Spokane County volunteers hoof it
SCOPE’s mounted patrol looks after hundreds of miles of trails
It’s a case of Wild West meets World Wide Web.
Volunteers log in online to monitor theft alerts and check weather patterns, then call headquarters before riding out to patrol rural areas on horseback.
It’s a modern-day take on the sheriff’s posse, formed in 2004 by then-Spokane County Sheriff Mark Sterk to help stop trespassing on land near the county’s off-road vehicle park.
The mounted patrol is now one of 19 stations under SCOPE – Sheriff’s Community Oriented Policing Effort – a program that provides neighborhood-centered support for deputies and officers across the county.
Like other SCOPE teams, the mounted patrol helps track stolen belongings, participates in community service and scans the countryside for suspicious activity, among other tasks.
Its mailing address is in the city of Airway Heights, but this station has no walls. “We’re the only SCOPE station that doesn’t have a bricks-and-mortar location,” said Michelle LeVar, secretary and Web developer for the mounted patrol. “Since we have members all over the county, our station is really our Web site.”
A members-only area of the site lets volunteers fill out paperwork, view an events schedule and stay in touch from any place with an Internet connection.
This lack of a geographic anchor allows for better service to a demographic that’s a little different than your typical metropolitan area, said LeVar.
“Cities have neighborhood watches pretty much covered, but getting people in the country to watch out for one another sometimes takes a little work,” she said. “Farmers, ranchers, horse breeders – these are people who are often singularly very independent.”
LeVar and her husband, Mike Bryarly, who trains mounted SCOPE volunteers, have been “horse people” for many years, which makes them well-suited to help run the mounted patrol. Like many of the other 16 active volunteers, the two are retired, and they have given around 75 to 100 hours a month to the program for the past four years – well over the four hours required. “This is a way of life; it never was a hobby for either one of us,” LeVar said.
As well as horses, a few riders in the group work with mules, which LeVar said are a tremendous asset to the station. “Mules bring a different kind of equine temperament to the equation,” she said. “They have stamina and common sense that’s hard to measure.”
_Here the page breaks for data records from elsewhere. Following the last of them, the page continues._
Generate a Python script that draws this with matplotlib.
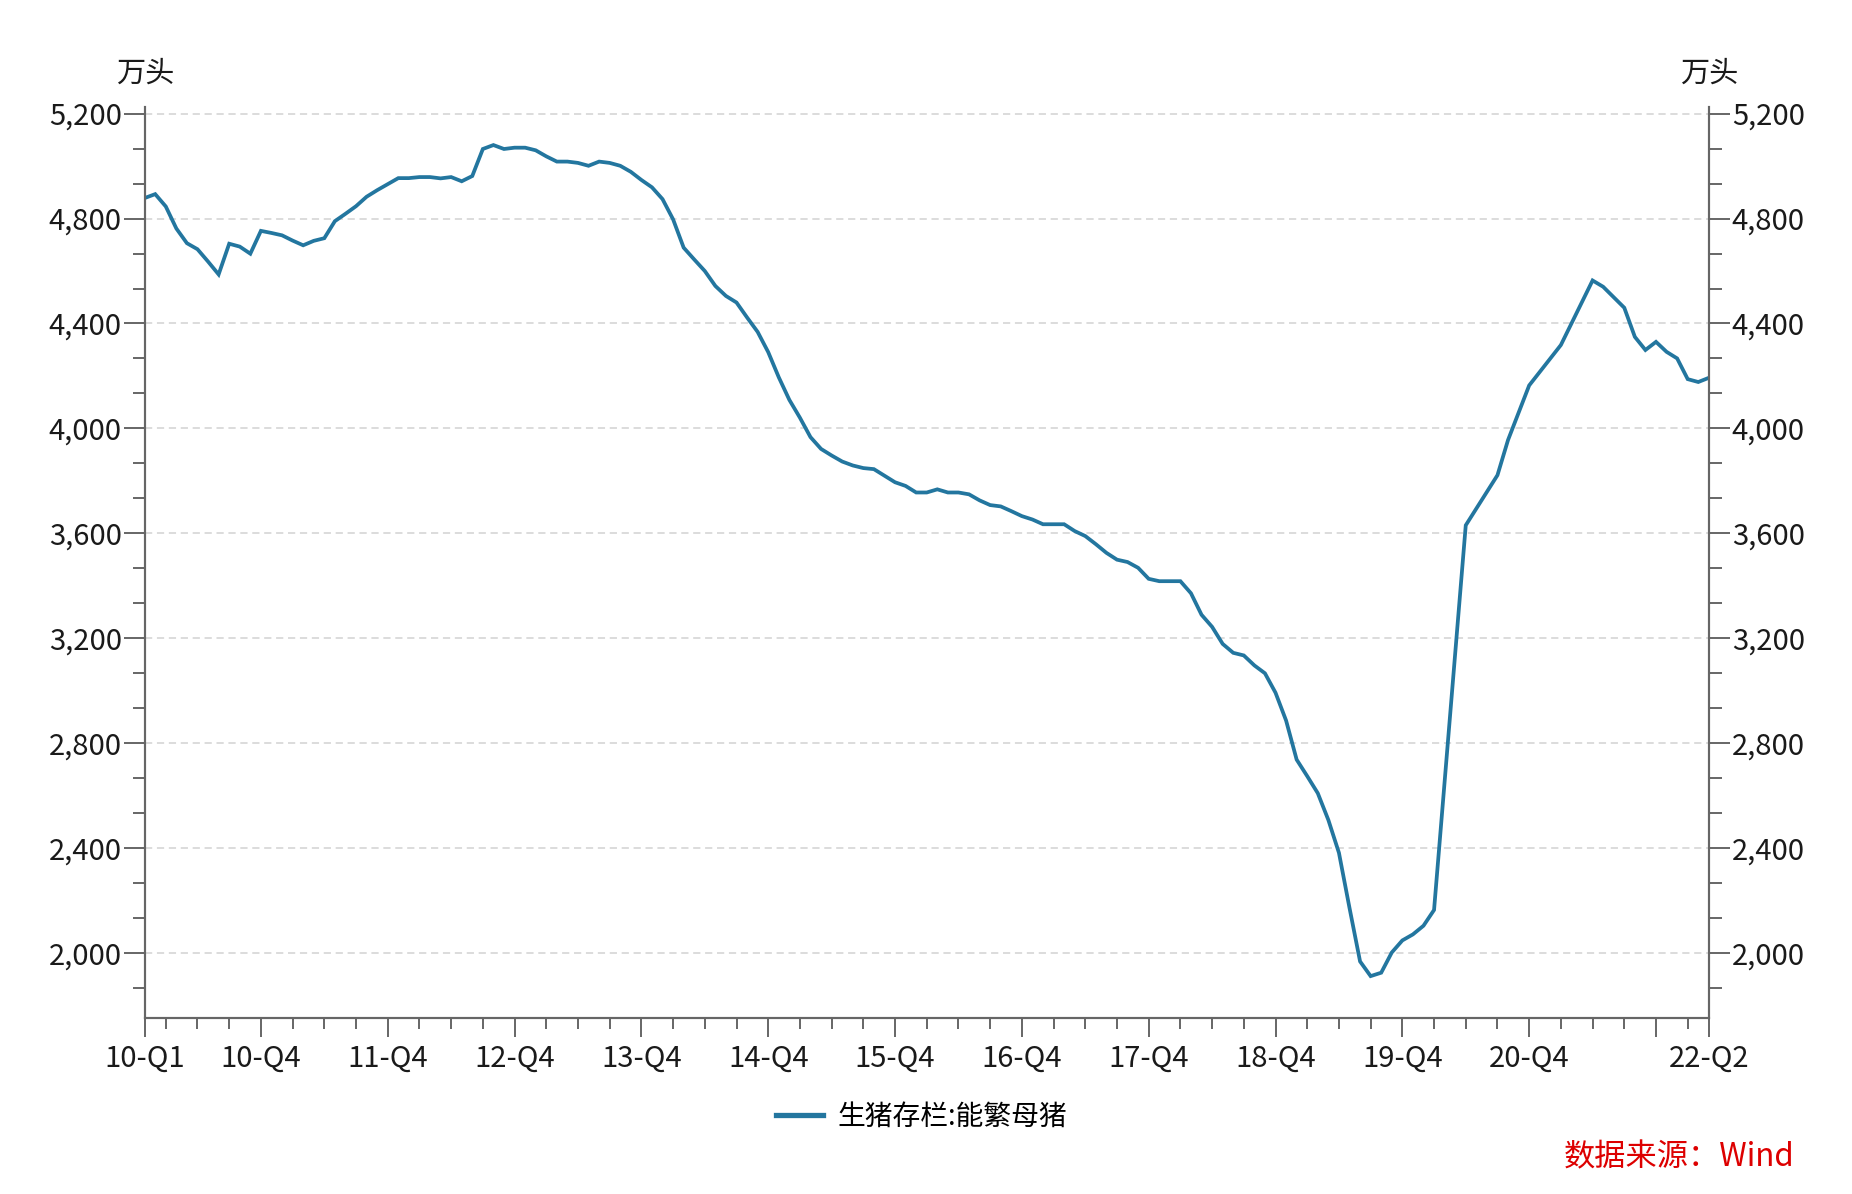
import matplotlib
matplotlib.use("Agg")
import matplotlib.pyplot as plt
from matplotlib.lines import Line2D
from matplotlib.ticker import MultipleLocator, FuncFormatter, FixedLocator

plt.rcParams['font.family'] = ['Noto Sans CJK SC', 'DejaVu Sans']

# month index counted from 2010-01 (gap in 2020 kept as in the source)
months = list(range(0, 123)) + [125, 128, 129, 131, 134, 137, 138] + list(range(140, 149))
sows = [4878, 4893, 4846, 4762, 4706, 4683, 4636, 4587, 4704, 4693, 4666, 4753,
        4745, 4736, 4716, 4698, 4715, 4725, 4790, 4818, 4847, 4883, 4908, 4931,
        4954, 4954, 4958, 4958, 4953, 4958, 4942, 4962, 5065, 5080, 5065, 5070,
        5070, 5060, 5037, 5017, 5017, 5012, 5001, 5017, 5012, 5001, 4978, 4947,
        4919, 4874, 4797, 4689, 4644, 4600, 4543, 4505, 4480, 4423, 4368, 4291,
        4195, 4109, 4041, 3967, 3922, 3897, 3874, 3859, 3849, 3845, 3820, 3795,
        3781, 3756, 3756, 3768, 3756, 3756, 3749, 3726, 3708, 3703, 3685, 3666,
        3653, 3635, 3635, 3635, 3609, 3590, 3559, 3526, 3500, 3491, 3469, 3427,
        3418, 3418, 3418, 3372, 3290, 3244, 3179, 3145, 3135, 3097, 3067, 2993,
        2887, 2738, 2675, 2610, 2508, 2383, 2173, 1969, 1913, 1926, 2003, 2049,
        2072, 2105, 2165,
        3631, 3822, 3956, 4164, 4318, 4564, 4540,
        4460, 4349, 4299, 4330, 4292, 4267, 4188, 4177, 4193]

major_pos = [0, 11, 23, 35, 47, 59, 71, 83, 95, 107, 119, 131, 143, 148]
major_lbl = ['10-Q1', '10-Q4', '11-Q4', '12-Q4', '13-Q4', '14-Q4', '15-Q4', '16-Q4',
             '17-Q4', '18-Q4', '19-Q4', '20-Q4', '', '22-Q2']
minor_pos = [m for m in range(2, 148, 3) if m not in major_pos]

series_name = '生猪存栏:能繁母猪'
unit = '万头'
source = '数据来源：Wind'

line_c = '#23769f'
axis_c = '#666666'

fig = plt.figure(figsize=(18.52, 11.94), dpi=100)
ax = fig.add_axes([0.0781, 0.1471, 0.8446, 0.7635])
ax2 = ax.twinx()

ax.plot(months, sows, color=line_c, lw=2.7, solid_joinstyle='miter', zorder=3)

ymin, ymax = 1752, 5226
for a in (ax, ax2):
    a.set_ylim(ymin, ymax)
    a.yaxis.set_major_locator(MultipleLocator(400))
    a.yaxis.set_minor_locator(MultipleLocator(400 / 3))
    a.yaxis.set_major_formatter(FuncFormatter(lambda v, p: f'{v:,.0f}'))
    a.spines['top'].set_visible(False)
    for s in ['left', 'right', 'bottom']:
        a.spines[s].set_color(axis_c)
        a.spines[s].set_linewidth(1.5)
    a.tick_params(axis='y', which='major', length=15, width=1.4, color=axis_c,
                  labelsize=21, labelcolor='#1a1a1a', pad=1.5)
    a.tick_params(axis='y', which='minor', length=9, width=1.4, color=axis_c)

ax.set_xlim(0, 148)
ax.xaxis.set_major_locator(FixedLocator(major_pos))
ax.set_xticklabels(major_lbl)
ax.xaxis.set_minor_locator(FixedLocator(minor_pos))
ax.tick_params(axis='x', which='major', length=14, width=1.4, color=axis_c,
               labelsize=21, labelcolor='#1a1a1a', pad=4)
ax.tick_params(axis='x', which='minor', length=8, width=1.4, color=axis_c)
ax2.tick_params(axis='x', which='both', length=0)

ax.grid(axis='y', which='major', color='#d9d9d9', lw=1.3, ls=(0, (4, 2.6)), zorder=0)
ax.set_axisbelow(True)

fig.text(0.0781, 0.938, unit, ha='center', va='center', fontsize=21, color='#1a1a1a')
fig.text(0.9227, 0.938, unit, ha='center', va='center', fontsize=21, color='#1a1a1a')

handle = Line2D([], [], color=line_c, lw=3.8)
fig.legend([handle], [series_name], loc='center', bbox_to_anchor=(0.4976, 0.0645),
           frameon=False, fontsize=20, handlelength=1.7, handletextpad=0.5)

fig.text(0.9687, 0.031, source, ha='right', va='center', fontsize=22.5, color='#dd0000')

fig.savefig('out.png', dpi=100)
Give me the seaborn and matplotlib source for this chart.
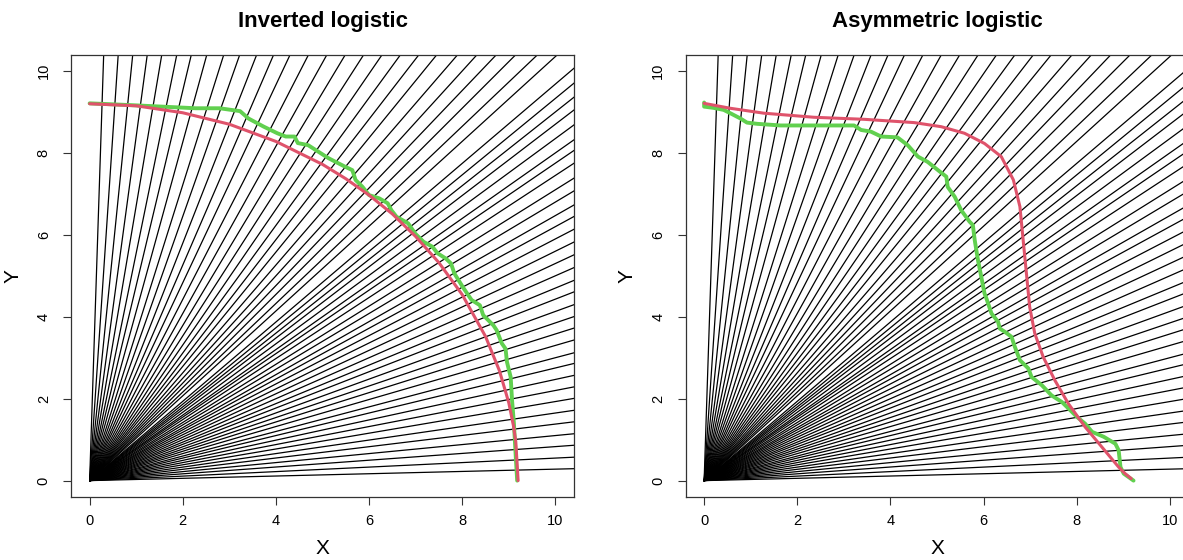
import numpy as np
import pandas as pd
import matplotlib
matplotlib.use("Agg")
import matplotlib.pyplot as plt
import seaborn as sns

# ---------------- data ----------------
titles = ["Inverted logistic", "Asymmetric logistic"]

# rays from the origin: slopes y/x of rays below the diagonal,
# and slopes x/y of rays above the diagonal
ray_slope_low = [0.028, 0.055, 0.083, 0.11, 0.138, 0.165, 0.193, 0.22, 0.247, 0.275,
                 0.30, 0.33, 0.358, 0.385, 0.413, 0.443, 0.47, 0.50, 0.53, 0.56,
                 0.59, 0.62, 0.647, 0.68, 0.71, 0.745, 0.775, 0.80, 0.835, 0.87,
                 0.90, 0.933, 0.968]
ray_slope_high = [0.029, 0.059, 0.089, 0.119, 0.149, 0.18, 0.21, 0.242, 0.277, 0.31,
                  0.345, 0.38, 0.414, 0.452, 0.49, 0.528, 0.566, 0.604, 0.642, 0.68,
                  0.717, 0.76, 0.80, 0.84, 0.88, 0.925, 0.966]

# left panel: true (red) and estimated (green) curves
inv_true_x = [0.0, 1.0, 2.0, 3.0, 4.0, 5.0, 5.5, 6.0, 6.5, 7.0, 7.5, 8.0, 8.5, 8.8, 9.0, 9.1, 9.15, 9.2]
inv_true_y = [9.2, 9.15, 8.98, 8.70, 8.28, 7.72, 7.37, 6.97, 6.51, 5.96, 5.32, 4.54, 3.52, 2.68, 1.90, 1.34, 0.95, 0.0]
inv_est_x = [0.0, 0.82, 1.55, 2.28, 2.79, 3.23, 3.41, 3.74, 4.03, 4.21, 4.40, 4.47, 4.69, 4.91,
             5.13, 5.49, 5.64, 5.71, 5.86, 6.0, 6.22, 6.40, 6.48, 6.59, 6.84, 6.99, 7.17,
             7.36, 7.47, 7.65, 7.76, 7.83, 8.01, 8.20, 8.38, 8.45, 8.67, 8.74, 8.85,
             8.93, 8.96, 9.04, 9.07, 9.11, 9.15, 9.18]
inv_est_y = [9.21, 9.17, 9.13, 9.09, 9.09, 9.02, 8.84, 8.64, 8.48, 8.40, 8.40, 8.24, 8.19, 8.03,
             7.87, 7.66, 7.58, 7.34, 7.17, 6.97, 6.89, 6.77, 6.60, 6.44, 6.28, 6.03, 5.83,
             5.71, 5.55, 5.42, 5.30, 5.06, 4.73, 4.41, 4.28, 4.04, 3.79, 3.67, 3.35,
             3.22, 2.90, 2.53, 1.96, 1.39, 0.58, 0.0]

# right panel: true (red) and estimated (green) curves
alog_true_x = [0.0, 0.56, 1.28, 2.36, 3.44, 4.51, 5.09, 5.59, 6.02, 6.38, 6.64, 6.78, 6.85,
               6.92, 6.99, 7.10, 7.28, 7.53, 7.82, 8.18, 8.54, 8.90, 9.04, 9.17]
alog_true_y = [9.21, 9.09, 8.97, 8.87, 8.82, 8.74, 8.64, 8.48, 8.23, 7.91, 7.34, 6.69, 5.87,
               5.06, 4.24, 3.59, 3.02, 2.45, 1.88, 1.31, 0.82, 0.33, 0.17, 0.05]
alog_est_x = [0.0, 0.0, 0.2, 0.42, 0.56, 0.78, 0.92, 1.14, 1.64, 2.36, 3.22, 3.37, 3.58, 3.80,
              4.15, 4.37, 4.59, 4.80, 5.02, 5.20, 5.23, 5.38, 5.52, 5.70, 5.77, 5.81, 5.88,
              5.95, 6.02, 6.06, 6.17, 6.31, 6.35, 6.46, 6.60, 6.67, 6.78, 6.96, 7.03, 7.25,
              7.46, 7.68, 7.86, 8.0, 8.18, 8.33, 8.58, 8.83, 8.90, 8.94, 9.01, 9.22]
alog_est_y = [9.23, 9.13, 9.10, 9.05, 8.97, 8.84, 8.74, 8.71, 8.67, 8.67, 8.67, 8.56, 8.52, 8.40,
              8.38, 8.19, 7.91, 7.78, 7.58, 7.42, 7.17, 6.93, 6.60, 6.32, 6.24, 5.87, 5.38,
              4.98, 4.57, 4.45, 4.08, 3.88, 3.71, 3.63, 3.51, 3.27, 2.94, 2.74, 2.53, 2.33,
              2.08, 1.92, 1.72, 1.56, 1.39, 1.19, 1.07, 0.90, 0.74, 0.33, 0.17, 0.0]

x_ticks = [0, 2, 4, 6, 8, 10]
y_ticks = [0, 2, 4, 6, 8, 10]

# ---------------- style ----------------
sns.set_theme(style="white")
plt.rcParams["font.family"] = ["Liberation Sans", "DejaVu Sans"]
plt.rcParams["text.color"] = "black"
plt.rcParams["axes.labelcolor"] = "black"
plt.rcParams["xtick.color"] = "black"
plt.rcParams["ytick.color"] = "black"

RED = "#DF536B"
GREEN = "#61D04F"

W, H = 1183, 560
fig = plt.figure(figsize=(W / 100, H / 100), dpi=100)

# ray table
ray_rows = []
L = 30.0
rid = 0
for s in ray_slope_low:
    ray_rows += [(rid, 0.0, 0.0), (rid, L, L * s)]
    rid += 1
for s in ray_slope_high:
    ray_rows += [(rid, 0.0, 0.0), (rid, L * s, L)]
    rid += 1
rays = pd.DataFrame(ray_rows, columns=["ray", "x", "y"])

curves = [
    (inv_true_x, inv_true_y, inv_est_x, inv_est_y),
    (alog_true_x, alog_true_y, alog_est_x, alog_est_y),
]

ax_left_px = [71.0, 685.5]
ax_w_px = 503.0
ax_top_px, ax_bot_px = 54.6, 497.0

for i in range(2):
    x0 = ax_left_px[i] / W
    y0 = (H - ax_bot_px) / H
    ax = fig.add_axes([x0, y0, ax_w_px / W, (ax_bot_px - ax_top_px) / H])
    sns.lineplot(data=rays, x="x", y="y", units="ray", estimator=None, sort=False,
                 color="black", linewidth=0.9, ax=ax, legend=False)
    tx, ty, ex, ey = curves[i]
    sns.lineplot(x=ex, y=ey, sort=False, estimator=None, color=GREEN, linewidth=2.8,
                 ax=ax, legend=False)
    sns.lineplot(x=tx, y=ty, sort=False, estimator=None, color=RED, linewidth=2.2,
                 ax=ax, legend=False)
    ax.set_xlim(-0.4, 10.4)
    ax.set_ylim(-0.4, 10.4)
    ax.set_xticks(x_ticks)
    ax.set_yticks(y_ticks)
    ax.set_xticklabels([str(t) for t in x_ticks], fontsize=10.5)
    ax.set_yticklabels([str(t) for t in y_ticks], fontsize=10.5, rotation=90, va="center")
    ax.tick_params(axis="both", direction="out", length=5.5, width=0.8, color="#333333",
                   bottom=True, left=True, labelcolor="black")
    ax.tick_params(axis="x", pad=7)
    ax.tick_params(axis="y", pad=9)
    ax.set_xlabel("")
    ax.set_ylabel("")
    for sp in ax.spines.values():
        sp.set_visible(True)
        sp.set_color("#333333")
        sp.set_linewidth(0.9)
    cx = (ax_left_px[i] + ax_w_px / 2) / W
    fig.text(cx, 1 - 21 / H, titles[i], ha="center", va="center",
             fontsize=16, fontweight="bold", color="black")
    fig.text(cx, (H - 548) / H, "X", ha="center", va="center", fontsize=15, color="black")
    fig.text((ax_left_px[i] - 58) / W, 1 - ((ax_top_px + ax_bot_px) / 2) / H, "Y",
             ha="center", va="center", fontsize=15, rotation=90, color="black")

fig.savefig("out.png", dpi=100)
In the process of training horses and mules, a close bond often develops between owner and animal. “Once you’re on their level and they’re on yours, it’s probably the best alien relationship you could hope for,” said LeVar. “They become your better eyes and nose and you help them understand things they’re going to ride through that have never been a part of their world, like traffic. They learn to trust you.”
Part of the mounted patrol’s mission is public outreach and education – teaching horse-handling safety or ways people can protect themselves and their belongings from crime.
The group’s primary undertaking, however, hasn’t changed from its early days. “We’re very blessed on this side of the mountains and in this county in particular to have so many public lands with non-motorized trails,” said LeVar.
Hundreds of miles of trails require frequent looking after – a costly and time-consuming prospect for law enforcement and parks services. Volunteers who regularly ride the trails can alert busy authorities of anything urgent and notify land managers of any problems in the backcountry.
Spokane County’s SCOPE, funded through the U.S. Department of Justice and private donations, is one of the highest-ranked citizen patrol programs in the nation, according to SCOPE director Rick Scott. “A lot of other cities, from Niagara Falls to Atlanta, are trying to figure out what we’re doing so they can emulate it,” he said.
Having qualified volunteers help with duties like traffic control and neighborhood watch “allows deputies to do more with their time,” Scott said, adding that a good relationship between SCOPE and local police unions is key to the program’s success. “We’re appreciated,” he said. “The union wants our help and they realize we’re not trying to take their jobs.”
LeVar said that, with the economy in a slump, programs like SCOPE are more needed than ever.
“It’s vital to have a core of people you can depend upon who aren’t vigilante in nature and can help be your eyes and ears,” she said. “A lot of communities, they just don’t have anything like this.”